Max can't see. Well, at least not very well. He's been several times to see his ophthalmologist (quoted here in detail on the National Down Syndrome Society website), but it wasn't until his most recent visit that I thought to ask what his vision actually is. Being a distractable toddler without speech (yet) calculations are only approximate, but even so, I was shocked by the news. The vision in Max's right eye measures at 20/130. This is considered low vision. His left eye is worse, measuring at 20/190, ten points from legal blindness.

Vision problems are common in Down syndrome. Among the most common are strabismus, or crossing of the eyes. Max doesn't appear to have this. Another common problem is difficulty controlling focus up close. Max does have this, which is why his ophthalmologist recommends bifocals when he begins preschool in November. For now, however, he has a sharp-looking pair of  strong, single-focus lenses.
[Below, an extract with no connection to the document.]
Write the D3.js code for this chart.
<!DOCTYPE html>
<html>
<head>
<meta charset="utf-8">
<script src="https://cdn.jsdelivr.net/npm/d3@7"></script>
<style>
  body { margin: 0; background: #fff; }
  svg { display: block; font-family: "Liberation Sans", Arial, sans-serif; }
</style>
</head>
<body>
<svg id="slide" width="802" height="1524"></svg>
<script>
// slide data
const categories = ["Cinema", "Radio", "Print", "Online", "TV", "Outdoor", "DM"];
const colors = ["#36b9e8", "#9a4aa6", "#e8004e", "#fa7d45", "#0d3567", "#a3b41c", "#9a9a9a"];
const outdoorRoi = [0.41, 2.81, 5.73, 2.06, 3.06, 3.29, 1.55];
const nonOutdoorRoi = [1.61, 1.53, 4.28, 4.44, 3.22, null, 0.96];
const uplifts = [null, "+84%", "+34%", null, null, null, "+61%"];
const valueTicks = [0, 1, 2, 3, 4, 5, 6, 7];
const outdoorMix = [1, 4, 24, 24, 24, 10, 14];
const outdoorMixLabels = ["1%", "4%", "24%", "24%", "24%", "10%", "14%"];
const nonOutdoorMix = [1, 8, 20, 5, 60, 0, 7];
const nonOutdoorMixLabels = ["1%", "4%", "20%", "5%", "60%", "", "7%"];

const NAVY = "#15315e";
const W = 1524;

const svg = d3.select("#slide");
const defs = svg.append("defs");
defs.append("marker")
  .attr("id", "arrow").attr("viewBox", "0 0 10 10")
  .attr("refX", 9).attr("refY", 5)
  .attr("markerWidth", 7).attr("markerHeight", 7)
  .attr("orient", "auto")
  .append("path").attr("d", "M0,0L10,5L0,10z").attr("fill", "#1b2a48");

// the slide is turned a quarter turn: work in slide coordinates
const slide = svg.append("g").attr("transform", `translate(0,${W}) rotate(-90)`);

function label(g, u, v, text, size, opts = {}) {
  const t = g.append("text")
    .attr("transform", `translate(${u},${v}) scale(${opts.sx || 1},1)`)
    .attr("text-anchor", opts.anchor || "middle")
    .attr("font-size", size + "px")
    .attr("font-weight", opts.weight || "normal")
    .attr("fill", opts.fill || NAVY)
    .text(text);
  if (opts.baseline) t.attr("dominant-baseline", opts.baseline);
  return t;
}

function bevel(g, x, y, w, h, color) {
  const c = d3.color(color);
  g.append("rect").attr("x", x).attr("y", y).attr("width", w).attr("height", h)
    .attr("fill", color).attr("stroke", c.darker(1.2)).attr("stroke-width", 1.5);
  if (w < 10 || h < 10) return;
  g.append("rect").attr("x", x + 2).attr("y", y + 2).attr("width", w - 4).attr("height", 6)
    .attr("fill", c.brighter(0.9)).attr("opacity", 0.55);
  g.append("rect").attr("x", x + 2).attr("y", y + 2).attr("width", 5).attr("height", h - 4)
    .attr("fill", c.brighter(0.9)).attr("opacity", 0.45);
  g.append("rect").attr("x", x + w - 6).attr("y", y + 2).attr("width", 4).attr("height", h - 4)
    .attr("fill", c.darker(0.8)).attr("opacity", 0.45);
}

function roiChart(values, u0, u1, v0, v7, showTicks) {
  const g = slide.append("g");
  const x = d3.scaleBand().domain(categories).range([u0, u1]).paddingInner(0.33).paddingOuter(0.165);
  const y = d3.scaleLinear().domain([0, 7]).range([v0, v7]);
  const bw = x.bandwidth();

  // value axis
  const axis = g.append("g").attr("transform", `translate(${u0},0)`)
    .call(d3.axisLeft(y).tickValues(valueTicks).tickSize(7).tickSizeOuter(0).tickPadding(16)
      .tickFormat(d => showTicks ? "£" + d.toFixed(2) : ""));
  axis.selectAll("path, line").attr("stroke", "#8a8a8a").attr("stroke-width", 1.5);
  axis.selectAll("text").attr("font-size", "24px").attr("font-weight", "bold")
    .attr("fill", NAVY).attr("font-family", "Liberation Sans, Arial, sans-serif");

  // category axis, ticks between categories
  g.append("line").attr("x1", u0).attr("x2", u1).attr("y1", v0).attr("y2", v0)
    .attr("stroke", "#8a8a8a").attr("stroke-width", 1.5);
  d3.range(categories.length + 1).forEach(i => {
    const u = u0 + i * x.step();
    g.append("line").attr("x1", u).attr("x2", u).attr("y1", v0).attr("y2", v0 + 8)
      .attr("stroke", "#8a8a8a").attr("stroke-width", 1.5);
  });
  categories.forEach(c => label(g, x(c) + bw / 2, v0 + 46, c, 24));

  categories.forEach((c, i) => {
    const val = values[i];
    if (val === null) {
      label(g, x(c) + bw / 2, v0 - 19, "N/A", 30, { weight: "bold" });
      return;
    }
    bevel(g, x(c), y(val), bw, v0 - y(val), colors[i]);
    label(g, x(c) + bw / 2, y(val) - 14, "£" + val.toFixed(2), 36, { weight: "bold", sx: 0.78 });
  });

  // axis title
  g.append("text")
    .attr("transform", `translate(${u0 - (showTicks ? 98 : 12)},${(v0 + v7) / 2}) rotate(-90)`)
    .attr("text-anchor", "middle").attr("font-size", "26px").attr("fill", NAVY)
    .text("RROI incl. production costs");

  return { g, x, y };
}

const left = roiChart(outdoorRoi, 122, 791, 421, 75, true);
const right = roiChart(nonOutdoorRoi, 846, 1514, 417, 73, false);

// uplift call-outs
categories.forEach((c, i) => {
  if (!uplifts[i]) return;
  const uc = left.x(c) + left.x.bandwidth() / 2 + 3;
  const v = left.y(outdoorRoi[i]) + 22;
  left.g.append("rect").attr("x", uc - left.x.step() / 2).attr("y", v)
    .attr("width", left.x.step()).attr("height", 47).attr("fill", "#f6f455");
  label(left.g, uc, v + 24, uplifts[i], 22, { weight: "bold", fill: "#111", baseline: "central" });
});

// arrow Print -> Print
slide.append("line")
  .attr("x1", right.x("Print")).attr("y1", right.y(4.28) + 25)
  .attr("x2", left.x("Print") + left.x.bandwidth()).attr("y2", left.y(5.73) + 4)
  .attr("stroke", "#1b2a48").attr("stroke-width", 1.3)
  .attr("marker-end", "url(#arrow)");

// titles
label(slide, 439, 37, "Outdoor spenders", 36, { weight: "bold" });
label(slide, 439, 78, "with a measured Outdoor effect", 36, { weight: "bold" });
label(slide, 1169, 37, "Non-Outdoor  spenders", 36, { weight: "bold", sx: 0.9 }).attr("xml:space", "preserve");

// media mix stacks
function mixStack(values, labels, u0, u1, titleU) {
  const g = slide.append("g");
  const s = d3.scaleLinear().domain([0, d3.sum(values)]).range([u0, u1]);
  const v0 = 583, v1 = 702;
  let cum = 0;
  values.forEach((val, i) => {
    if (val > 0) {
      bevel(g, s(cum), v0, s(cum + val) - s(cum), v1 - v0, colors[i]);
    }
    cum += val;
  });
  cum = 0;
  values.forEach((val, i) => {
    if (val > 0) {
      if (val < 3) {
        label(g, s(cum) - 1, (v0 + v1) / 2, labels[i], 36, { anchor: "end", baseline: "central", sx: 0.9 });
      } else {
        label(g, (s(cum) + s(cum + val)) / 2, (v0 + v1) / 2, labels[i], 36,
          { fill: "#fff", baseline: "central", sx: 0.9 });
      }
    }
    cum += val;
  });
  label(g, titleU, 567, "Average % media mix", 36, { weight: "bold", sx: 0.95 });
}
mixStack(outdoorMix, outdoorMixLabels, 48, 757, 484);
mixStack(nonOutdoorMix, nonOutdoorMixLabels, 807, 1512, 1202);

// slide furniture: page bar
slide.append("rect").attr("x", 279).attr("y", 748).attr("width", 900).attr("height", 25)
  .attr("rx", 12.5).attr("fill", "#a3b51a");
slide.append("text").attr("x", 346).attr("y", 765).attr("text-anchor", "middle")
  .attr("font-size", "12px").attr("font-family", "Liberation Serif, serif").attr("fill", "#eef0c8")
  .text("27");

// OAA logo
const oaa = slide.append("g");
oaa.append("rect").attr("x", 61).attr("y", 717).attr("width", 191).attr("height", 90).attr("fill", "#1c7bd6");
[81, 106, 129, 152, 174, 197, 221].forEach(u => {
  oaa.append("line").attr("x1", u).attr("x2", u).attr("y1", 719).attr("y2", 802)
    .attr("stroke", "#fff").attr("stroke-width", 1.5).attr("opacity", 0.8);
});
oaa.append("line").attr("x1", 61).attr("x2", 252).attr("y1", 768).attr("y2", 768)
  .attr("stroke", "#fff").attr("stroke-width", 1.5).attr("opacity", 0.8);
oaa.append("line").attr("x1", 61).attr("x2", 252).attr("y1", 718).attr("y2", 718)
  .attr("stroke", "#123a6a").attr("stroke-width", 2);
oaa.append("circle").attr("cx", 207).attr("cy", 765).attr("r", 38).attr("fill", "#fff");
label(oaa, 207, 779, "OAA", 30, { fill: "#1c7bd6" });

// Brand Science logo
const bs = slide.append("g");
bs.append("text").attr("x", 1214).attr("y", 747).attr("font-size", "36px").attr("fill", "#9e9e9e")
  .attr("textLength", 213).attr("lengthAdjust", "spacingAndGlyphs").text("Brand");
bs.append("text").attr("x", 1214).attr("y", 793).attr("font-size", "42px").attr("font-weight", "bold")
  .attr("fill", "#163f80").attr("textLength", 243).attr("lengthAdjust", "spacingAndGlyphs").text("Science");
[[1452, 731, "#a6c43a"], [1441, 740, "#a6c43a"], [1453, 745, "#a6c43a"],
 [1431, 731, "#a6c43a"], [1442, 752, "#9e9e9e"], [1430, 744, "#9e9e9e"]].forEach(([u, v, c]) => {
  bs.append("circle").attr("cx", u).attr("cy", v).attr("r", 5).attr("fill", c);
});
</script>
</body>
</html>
Max constantly amazes us. We knew he couldn't see well, but he is so resilient it was often difficult to tell. He could point to specific images on the page of a book and pick up a small cracker that had fallen onto a patterned rug. But if someone came into the room without speaking, Max wouldn't react. He needed to hear a person's voice to know who they were. But now, his eyes light up from across the room when we enter. He pours over books, analyzing the details he was once unable to see. For the first few days he fell down quite a lot, spending too much time taking in his surroundings, paying little attention to where his feet were taking him. Now, however, he is a pro.